Action Duelle, Julien Bouissou et Maite Soler
Julien Bouissou (ae) et Maite Soler, Action Duelle, 10/12/2020 , Sète. Après coup, j’écris :
« Le toucher me manque, serrer dans les bras les amis, la famille, les collègues… me manque, le câlin qui s’improvise me manque… Je descends dans la rue reliée à ce sentiment et prête à offrir (et m’offrir) de la douceur… En face de chez moi des poubelles, je m’arrête et nous laisse le temps de la rencontre. On s’approche lentement, d’abord du regard, puis des mains et enfin avec tout le corps. Elle est mouillée, je caresse ses gouttes d’eau en surface avec la pointe de mes doigts, je plonge dans leurs reflets : des bouts de façades, des bouts de ciel, des voisin.e.s et des goélands les traversent. Ma tête se dépose contre son ventre, je ressens du réconfort, je soupire, on est bien comme ça ! On s’enlace. Rassurée, enracinée, je soulève mon tronc et mes bras s’ouvrent, j’aperçois un peu plus de ciel et… tiens ! Une personne debout, les yeux bandés de noir, immobile. Le voilà. Je ressens soudainement un petit malaise, peut-être à la pensée fugace « il a décidé de ne pas me voir ».
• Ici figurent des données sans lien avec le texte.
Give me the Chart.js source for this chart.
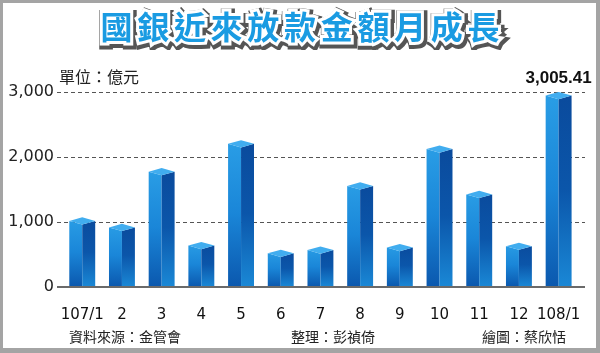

Voilà l’humain, celui que nous n’avons plus le droit d’approcher, juste là, posé, aveugle à moi. Mes mains s’élancent vers lui et bah non… elles reviennent vers moi, ne pas gâcher des câlins, les laisser revenir vers ma poitrine. Je me reconcentre sur ma compagne poubelle, mon regard, néanmoins, posé sur lui. J’avance, finalement, un peu dans sa direction en touchant tout ce que mes doigts peuvent toucher au passage, ne rien gâcher. Entre nous une petite structure en métal (qui est censée protéger les passant des voitures). De la buée sort de sa bouche à chaque exhalation. Cela me touche de voir l’air sortir de lui, il est vivant, il a froid, il souffle dans ses mains. Je continue de laisser glisser mes mains là où elles peuvent, caresser la tête de la structure métallique, doucement, puis m’assoupir. J’entends le souffle de l’humain, j’imagine la buée. Ma tête contre le poteau, front contre front, cela me rassure, encore. J’y reste un moment puis me laisse absorber par le sol, je m’y abandonne, mes mains restent ouvertes vers le ciel sans s’y poser.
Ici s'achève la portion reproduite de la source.